T Nation

What is Your Favorite Beginner's Program?


#1

I don’t think it’s relevant, but here are my stats:
Height: 6"
Age: 19
Bench: 195
Dead: 255
OHP: 115
Squat: 225
Weight 190 lbs

I’ve been told 5/3/1 for beginners is really good from lots of people. Thoughts and/or suggestions?


#2

How “beginner” are you? You know your numbers so obviously you’ve done some training. And it is relevant.

Also, do you have a specific goal? BB, PL, OL, etc? Would influence the type of training you do.

Generally speaking, Starting Strength (more for the TRUE novice so Texas Method may be a better choice) , 5/3/1, or really anything that follows a linear progression model will work just fine. Put more weight on the bar each workout until you can’t lol.


#3

Thanks, I’m just looking to get strong with a good physique. Which doesn’t help at all I assume. I’m guessing that would mean I’m shooting more for the bodybuilding path.


#4

I’m currently running this one and it’s good for that purpose:

but you may want run one of the other ones to spend more time with the basic lifts.


#5

5/3/1 BBB and Texas Method are my favorites


#6

Isn’t BBB looked as more for intermediates rather than beginners?


#7

I don’t think you’ll find many folks that have actually lifted weights for a long time that are as concerned with that distinction as the internet would have you believe.

If you think you’ll like it/ stick to it, do it.


#8

Please forget this intermediate/beginner thing. It does you no favours.

5/3/1 programs are for people that understand the philosophy behind 5/3/1. Buy the books, read the chapters before the rep schemes and templates.


#9

Jim has said many times BBB isn’t for beginners. Said it on this very site in fact. Beginners can’t do sets of 10 on the main lifts without their form falling apart. That is what makes them beginners.

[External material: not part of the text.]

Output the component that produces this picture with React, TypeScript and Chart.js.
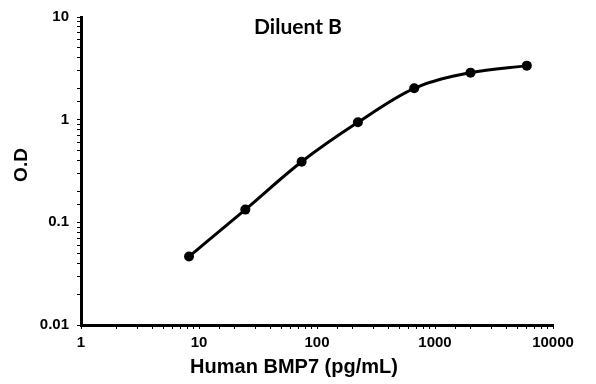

If you CAN do 5x10 while keeping form, it is a solid choice.


#10

Yeah they say that, but I did BBB as a beginner easily

I guess it also comes down to what you consider a “beginner” or “intermediate”
WHen I did BBB, I had been working out for a while, was a certified personal trainer at a commercial gym, but could only bench 185, squat/deadlift 275, and barely OHP 115 without banana pressing it. I started the BBB sets at 50%, and it wasn’t hard to do 5x10 of 95, 135, 55 respectively for each lift. I still wouldn’t consider myself intermediate


#11

I have no idea what the heck an intermediate is, but I’d say calling someone who can’t keep form through 10 reps a beginner is a solid metric.

If they can do that, they’re not a beginner. They don’t need a title beyond that in my opinion: they can simply be not a beginner.


#12

theres a 5/3/1 BEGINNERS program too


#13

Sample Workout Routine:

  • Dumbbell Bench Press. 2 sets, 10-12 Reps.
  • Butterfly. 2 sets, 10-12 Reps.
  • Standing Military Press. 2 sets, 10-12 Reps.
  • Triceps Push down. 2 sets, 10-12 Reps.
  • Lying Triceps Press. 2 sets, 10-12 Reps.
  • Side Lateral Raise. 2 sets, 10-12 Reps.
  • Preacher Curl. 2 sets, 10-12 Reps.
  • Seated Dumbbell Curl. 2 sets, 10-12 Reps.

#14

What is this?


#15

Have you had any success with approach?


#16

yes, i do


#17

Well shit, you’ve convinced me.


#18

In my opinion 531 for begginers is the way to go. But also BBS or any of the full body templates are good options. As said above BBB is a good option if you’re mindful of form. My brother starting out did BBB but I always watched and shut it down when it started getting overly sloppy.